In ATO Interpretative Decision ATO ID 2015/7, the Commissioner considered the foreign currency translation rules in relation to lump sum transfers from foreign superannuation funds. The Commissioner, in considering Item 11A of the table in subsection 960-50(6) of the ITAA 1997, determined that the exchange rate at which it is reasonable to translate amounts used in the method statements set out in subsection 305-75(3) of the ITAA 1997 into Australian currency is the exchange rate applicable at the time of receipt of the relevant superannuation lump sum.

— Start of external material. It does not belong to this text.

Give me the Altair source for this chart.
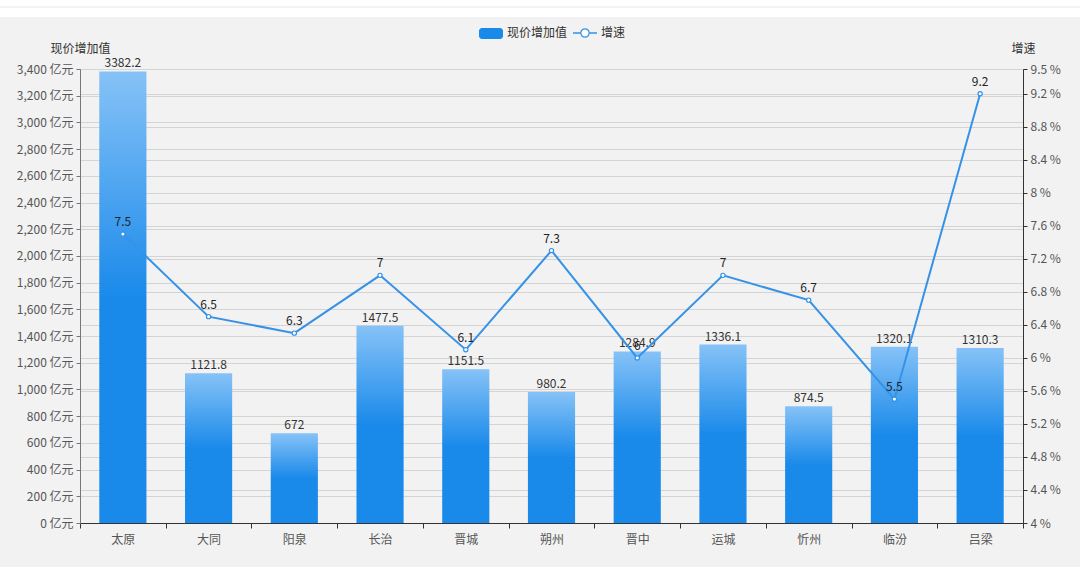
import altair as alt
import pandas as pd

cities = ["太原", "大同", "阳泉", "长治", "晋城", "朔州", "晋中", "运城", "忻州", "临汾", "吕梁"]
values = [3382.2, 1121.8, 672, 1477.5, 1151.5, 980.2, 1284.9, 1336.1, 874.5, 1320.1, 1310.3]
growth = [7.5, 6.5, 6.3, 7, 6.1, 7.3, 6, 7, 6.7, 5.5, 9.2]
left_ticks = list(range(0, 3401, 200))
right_ticks = [4, 4.4, 4.8, 5.2, 5.6, 6, 6.4, 6.8, 7.2, 7.6, 8, 8.4, 8.8, 9.2, 9.5]

df = pd.DataFrame({"city": cities, "value": values, "growth": growth})

FONT = "Noto Sans CJK SC"
W, H = 943, 454
BLUE = "#1a8aea"
LINE = "#3592e6"

x_enc = alt.X("city:N", sort=cities, title=None,
              scale=alt.Scale(paddingInner=0, paddingOuter=0),
              axis=alt.Axis(labelAngle=0, tickBand="extent", domainColor="#333333",
                            tickColor="#333333", tickSize=5, labelPadding=6,
                            labelFontSize=12, labelColor="#555555", grid=False))

y_left = alt.Y("value:Q", title="现价增加值",
               scale=alt.Scale(domain=[0, 3400], nice=False),
               axis=alt.Axis(values=left_ticks, labelOverlap=False,
                             labelExpr="format(datum.value, ',') + ' 亿元'",
                             titleAngle=0, titleX=0, titleY=-21, titleAlign="center",
                             titleBaseline="middle", titleFontWeight="normal",
                             titleFontSize=12, titleColor="#333333",
                             labelFontSize=12, labelColor="#555555",
                             domainColor="#777777", tickColor="#777777", tickSize=4,
                             labelPadding=3, gridColor="#d4d4d4", grid=True))

bar_grad = alt.Gradient(gradient="linear", x1=0, x2=0, y1=0, y2=1,
                        stops=[alt.GradientStop(color="#86c2f7", offset=0),
                               alt.GradientStop(color=BLUE, offset=0.5),
                               alt.GradientStop(color=BLUE, offset=1)])

base = alt.Chart(df)
bars = base.mark_bar(color=bar_grad, width=alt.RelativeBandSize(0.55)).encode(x=x_enc, y=y_left)
bar_labels = base.mark_text(dy=-8, fontSize=12, color="#333333", font=FONT).encode(
    x=alt.X("city:N", sort=cities), y=y_left, text=alt.Text("value:Q"))
left_layer = alt.layer(bars, bar_labels)

y_right = alt.Y("growth:Q", title="增速",
                scale=alt.Scale(domain=[4, 9.5], nice=False, zero=False),
                axis=alt.Axis(orient="right", values=right_ticks, labelOverlap=False,
                              labelExpr="datum.value + ' %'",
                              titleAngle=0, titleX=0, titleY=-21, titleAlign="center",
                              titleBaseline="middle", titleFontWeight="normal",
                              titleFontSize=12, titleColor="#333333",
                              labelFontSize=12, labelColor="#555555",
                              domainColor="#333333", tickColor="#333333", tickSize=4,
                              labelPadding=3, gridColor="#d4d4d4", grid=True))

line = base.mark_line(color=LINE, strokeWidth=2).encode(x=alt.X("city:N", sort=cities), y=y_right)
pts = base.mark_point(filled=True, fill="white", stroke=LINE, strokeWidth=1.2, size=18, opacity=1).encode(
    x=alt.X("city:N", sort=cities), y=y_right)
line_labels = base.mark_text(dy=-12, fontSize=12, color="#222222", font=FONT).encode(
    x=alt.X("city:N", sort=cities), y=y_right, text=alt.Text("growth:Q"))
right_layer = alt.layer(line, pts, line_labels)

# decorations: top white strip and legend
top_white = alt.Chart(pd.DataFrame({"a": [0]})).mark_rect(color="white").encode(
    x=alt.value(-80), x2=alt.value(1000), y=alt.value(-69), y2=alt.value(-52))
top_line = alt.Chart(pd.DataFrame({"a": [0]})).mark_rule(color="#e6e6e6", strokeWidth=1).encode(
    x=alt.value(-80), x2=alt.value(1000), y=alt.value(-62))
leg_rect = alt.Chart(pd.DataFrame({"a": [0]})).mark_rect(color=BLUE, cornerRadius=3).encode(
    x=alt.value(399), x2=alt.value(423), y=alt.value(-41), y2=alt.value(-30))
leg_text1 = alt.Chart(pd.DataFrame({"t": ["现价增加值"]})).mark_text(
    align="left", baseline="middle", fontSize=12, color="#333333", font=FONT).encode(
    x=alt.value(427), y=alt.value(-36), text="t:N")
leg_line = alt.Chart(pd.DataFrame({"a": [0]})).mark_rule(color=LINE, strokeWidth=1.5).encode(
    x=alt.value(493), x2=alt.value(517), y=alt.value(-36))
leg_pt = alt.Chart(pd.DataFrame({"a": [0]})).mark_point(
    filled=True, fill="white", stroke=LINE, strokeWidth=1.2, size=70, opacity=1).encode(
    x=alt.value(505), y=alt.value(-36))
leg_text2 = alt.Chart(pd.DataFrame({"t": ["增速"]})).mark_text(
    align="left", baseline="middle", fontSize=12, color="#333333", font=FONT).encode(
    x=alt.value(521), y=alt.value(-36), text="t:N")
deco = alt.layer(top_white, top_line, leg_rect, leg_text1, leg_line, leg_pt, leg_text2)

chart = alt.layer(left_layer, right_layer, deco).resolve_scale(y="independent").properties(
    width=W, height=H,
    autosize=alt.AutoSizeParams(type="none"),
    padding={"left": 80, "top": 69, "right": 57, "bottom": 44},
    background="#f2f2f2",
).configure_view(stroke=None).configure(font=FONT).configure_axis(
    labelFont=FONT, titleFont=FONT, labelOverlap=False)

chart.save("out.html", embed_options={"renderer": "svg", "actions": False})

Applicable fund earnings amount - Calculation

The calculation of the applicable fund earnings for the lump sum received from the overseas pension scheme is shown in the table below. As discussed above, any amounts in a foreign currency are translated into Australian dollars using the exchange rate applicable on the day of receipt.

Item

Description

Amount

A

Agreed estimated value of the taxpayer's interest in the overseas pension scheme on the day before the Residency Date

X

B

Part of the lump sum attributable to contributions to the overseas pension scheme

Nil

C

Part of the lump sum attributable to amounts transferred from foreign funds into the overseas pension scheme

Nil

D

A + B + C

(The step outlined in paragraph 305-75(3)(a) of the ITAA 1997)

X

E

Amount in the overseas pension scheme vested in the taxpayer when the lump sum was paid to the Australian Fund in the 20XX-YY income year

Y

F

E - D

(The step outlined in paragraph 305-75(3)(b) of the ITAA 1997)

Y - X

G

The proportion of the total days during the period (from the Residency Date to the date of receipt) of which the taxpayer was an Australian resident

1

H

Previously exempt fund earnings (if any)

Nil

I

F x G + H = Applicable Fund Earnings

(The steps outlined in paragraphs 305-75(3)(c) and 305-75(3)(d) of the ITAA 1997)

Y - X

The result of the calculation above is the amount of 'applicable fund earnings' in respect of the lump sum payment transferred from the overseas pension scheme that should be included in the taxpayer's assessable income for the 20XX-YY income year.

Election

According to section 305-80 of the ITAA 1997, a taxpayer who is transferring their overseas superannuation benefits directly to an Australian complying superannuation fund is able to elect to have the Australian superannuation fund pay the tax on the applicable fund earnings if the taxpayer no longer has an interest in the overseas fund immediately after the payment.

As the taxpayer no longer has an interest in the overseas pension scheme, they are eligible to make the election in relation to the lump sum transfer.

If an election is made, the elected amount will be assessable to the superannuation fund and subject to tax at 15% rather than being assessable to the taxpayer and subject to tax at the taxpayer's marginal tax rate.